Almost immediately, Theater Mu pivoted its resources to stand up digital programming, providing funding for artists to create and collaborate, and enabling artists and audiences to connect and imagine during a time of isolation. It came as no surprise for its community, who had already seen Mu show up time and time again, far beyond the walls of traditional theater spaces: marching in the streets as a part of the Don’t Buy Miss Saigon movement; building labor equity in the theater arts by funding robust training fellowships for theater workers across disciplines and departments; expanding access to theater arts by implementing a “Pay as You Are” sliding price scale for everything from mainstage performances to family programming.

“There have been three large-scale protests against Miss Saigon in my lifetime, and Theater Mu folks were out there with us saying that this play is racist, sexist, colonialist,” remembers Phi. “And they did it risking their names and careers.” 

“There is also change we have seen within philanthropy that wouldn’t have been possible without Mu’s staunch commitment to coalition,” adds Sarah Bellamy, president of St. Paul’s Penumbra Center for Racial Healing. “They have been such a profound partner for us in that work: and together, we’ve been able to link arms and push in the right direction.”

Rick Shiomi, one of the four original founders of Theater Mu, notes that Mu’s growth has been a slow and deliberate evolution because it has always prioritized relational and responsive ways of being. “From its early days, the role of Theater Mu was to serve as a place where Asian Americans could gather and work together to develop their theater art,” Shiomi says. “Up to that time, there were a few individual Asian American theater artists, but they were either on the fringes of the theater community: or, if successful, considered anomalies.”

“Organizations like Theater Mu, ethnically-specific arts and culture organizations, they’re not just about representation. They’re about an intervention—creating space for difficult conversations and complex stories, nurturing Asian American art and artists, and broadening the lens of what it means to be Asian American.”

- BAO PHI, MCKNIGHT FOUNDATION

Theater Mu’s name itself (pronounced MOO) enacts this—the Korean pronunciation of the Chinese character for the shaman/artist/warrior who connects the heavens and the earth through the tree of life. “[T]he meaning of Mu has meant a lot to me,” says Zaraawar Mistry, a longtime Mu artist, teacher, and community member. “I believe that it is at the very core of who I am as an artist, i.e. we artists are the conduits for transformation, for others to experience and imagine much more than what they know.”

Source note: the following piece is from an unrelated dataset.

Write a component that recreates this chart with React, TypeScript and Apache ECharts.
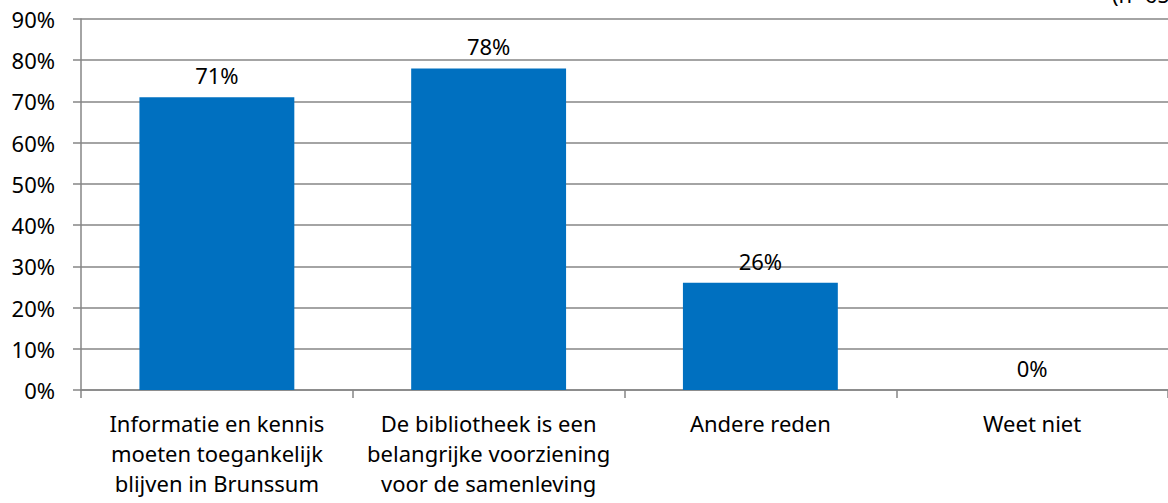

This power of connection has made Theater Mu’s work a site of care and coalition: building solidarity with other communities whose stories have historically been marginalized or flattened. “The work we do is multi-pronged and intersectional, and one of our visions is to widen circles in the stories that we’re telling,” shares Tung Crystal. “…We are interrogating how they’re intersecting with other narratives that also need to be highlighted in American social structures.”

Over the years, the widening circles of Theater Mu’s stories have become the trunk of a great tree, holding up an entire ecosystem of playwrights, producers, dramaturgs, directors, actors, and artists, both across the Twin Cities and beyond. In their hands, the act of storytelling expands too—becoming a practice of both witness and solidarity, power and fragility, mirror and transformation. 

“Theater Mu has always been about the concept of movement as opposed to individual artists,” adds Shiomi. “Theater Mu has always known that even in the cultivation of individual artists, which is important and essential, there needs to be continuous development, the building and support of a whole movement of people. And even Mu itself is not individual. Its growth and success has made Mu a major part of the national movement of Asian American theater arts.”

“To finally see Asian American Art – not Asian art from Asia – but to see Asian American art and to see more of myself reflected on a stage, and just to figure out how healing that was for me, I started to invest in the arts.”